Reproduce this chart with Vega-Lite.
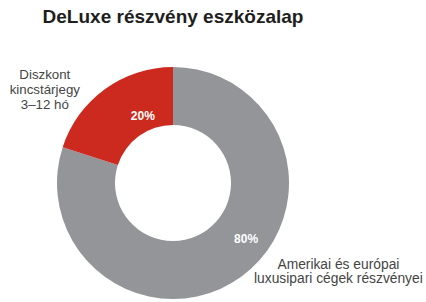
{
  "$schema": "https://vega.github.io/schema/vega-lite/v6.json",
  "autosize": {"type": "none"},
  "padding": {"left": 0, "top": 67, "right": 80, "bottom": 3},
  "width": 346,
  "height": 232,
  "background": "#ffffff",
  "title": {
    "text": "DeLuxe részvény eszközalap",
    "font": "Liberation Sans",
    "fontSize": 19,
    "fontWeight": "bold",
    "color": "#1e1e1e",
    "anchor": "middle",
    "frame": "group",
    "baseline": "alphabetic",
    "offset": 11,
    "dy": 5
  },
  "data": {
    "values": [
      {"segment": "Amerikai és európai luxusipari cégek részvényei", "label": "Amerikai és európai\nluxusipari cégek részvényei", "value": 80, "order": 1, "pct": "80%"},
      {"segment": "Diszkont kincstárjegy 3–12 hó", "label": "Diszkont\nkincstárjegy\n3–12 hó", "value": 20, "order": 2, "pct": "20%"}
    ]
  },
  "encoding": {
    "theta": {"field": "value", "type": "quantitative", "stack": true},
    "order": {"field": "order", "type": "quantitative"}
  },
  "layer": [
    {
      "mark": {"type": "arc", "outerRadius": 116, "innerRadius": 58},
      "encoding": {
        "color": {
          "field": "segment",
          "type": "nominal",
          "scale": {
            "domain": ["Amerikai és európai luxusipari cégek részvényei", "Diszkont kincstárjegy 3–12 hó"],
            "range": ["#939598", "#cc2a1f"]
          },
          "legend": null
        }
      }
    },
    {
      "mark": {"type": "text", "radius": 87, "dx": 21, "dy": 3, "font": "Liberation Sans", "fontSize": 12, "fontWeight": "bold", "color": "#ffffff", "align": "center", "baseline": "middle"},
      "encoding": {"text": {"condition": {"test": "datum.order == 2", "field": "pct"}, "value": ""}}
    },
    {
      "mark": {"type": "text", "radius": 87, "dx": 22, "dy": -14, "font": "Liberation Sans", "fontSize": 12, "fontWeight": "bold", "color": "#ffffff", "align": "center", "baseline": "middle"},
      "encoding": {"text": {"condition": {"test": "datum.order == 1", "field": "pct"}, "value": ""}}
    },
    {
      "mark": {"type": "text", "radius": 150, "dx": -40, "dy": 13, "lineBreak": "\n", "lineHeight": 15, "font": "Liberation Sans", "fontSize": 13.3, "color": "#444444", "align": "center", "baseline": "middle"},
      "encoding": {"text": {"condition": {"test": "datum.order == 2", "field": "label"}, "value": ""}}
    },
    {
      "mark": {"type": "text", "radius": 130, "dx": 89, "dy": -23, "lineBreak": "\n", "lineHeight": 13.5, "font": "Liberation Sans", "fontSize": 13.8, "color": "#444444", "align": "center", "baseline": "middle"},
      "encoding": {"text": {"condition": {"test": "datum.order == 1", "field": "label"}, "value": ""}}
    }
  ],
  "config": {"view": {"stroke": null}}
}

==============================

From start to finish, output the listing exactly, but omit its pictures.

* Result for this task:
Reproduce this chart with Vega-Lite.
{
  "$schema": "https://vega.github.io/schema/vega-lite/v6.json",
  "autosize": {"type": "none"},
  "padding": {"left": 0, "top": 67, "right": 80, "bottom": 3},
  "width": 346,
  "height": 232,
  "background": "#ffffff",
  "title": {
    "text": "DeLuxe részvény eszközalap",
    "font": "Liberation Sans",
    "fontSize": 19,
    "fontWeight": "bold",
    "color": "#1e1e1e",
    "anchor": "middle",
    "frame": "group",
    "baseline": "alphabetic",
    "offset": 11,
    "dy": 5
  },
  "data": {
    "values": [
      {"segment": "Amerikai és európai luxusipari cégek részvényei", "label": "Amerikai és európai\nluxusipari cégek részvényei", "value": 80, "order": 1, "pct": "80%"},
      {"segment": "Diszkont kincstárjegy 3–12 hó", "label": "Diszkont\nkincstárjegy\n3–12 hó", "value": 20, "order": 2, "pct": "20%"}
    ]
  },
  "encoding": {
    "theta": {"field": "value", "type": "quantitative", "stack": true},
    "order": {"field": "order", "type": "quantitative"}
  },
  "layer": [
    {
      "mark": {"type": "arc", "outerRadius": 116, "innerRadius": 58},
      "encoding": {
        "color": {
          "field": "segment",
          "type": "nominal",
          "scale": {
            "domain": ["Amerikai és európai luxusipari cégek részvényei", "Diszkont kincstárjegy 3–12 hó"],
            "range": ["#939598", "#cc2a1f"]
          },
          "legend": null
        }
      }
    },
    {
      "mark": {"type": "text", "radius": 87, "dx": 21, "dy": 3, "font": "Liberation Sans", "fontSize": 12, "fontWeight": "bold", "color": "#ffffff", "align": "center", "baseline": "middle"},
      "encoding": {"text": {"condition": {"test": "datum.order == 2", "field": "pct"}, "value": ""}}
    },
    {
      "mark": {"type": "text", "radius": 87, "dx": 22, "dy": -14, "font": "Liberation Sans", "fontSize": 12, "fontWeight": "bold", "color": "#ffffff", "align": "center", "baseline": "middle"},
      "encoding": {"text": {"condition": {"test": "datum.order == 1", "field": "pct"}, "value": ""}}
    },
    {
      "mark": {"type": "text", "radius": 150, "dx": -40, "dy": 13, "lineBreak": "\n", "lineHeight": 15, "font": "Liberation Sans", "fontSize": 13.3, "color": "#444444", "align": "center", "baseline": "middle"},
      "encoding": {"text": {"condition": {"test": "datum.order == 2", "field": "label"}, "value": ""}}
    },
    {
      "mark": {"type": "text", "radius": 130, "dx": 89, "dy": -23, "lineBreak": "\n", "lineHeight": 13.5, "font": "Liberation Sans", "fontSize": 13.8, "color": "#444444", "align": "center", "baseline": "middle"},
      "encoding": {"text": {"condition": {"test": "datum.order == 1", "field": "label"}, "value": ""}}
    }
  ],
  "config": {"view": {"stroke": null}}
}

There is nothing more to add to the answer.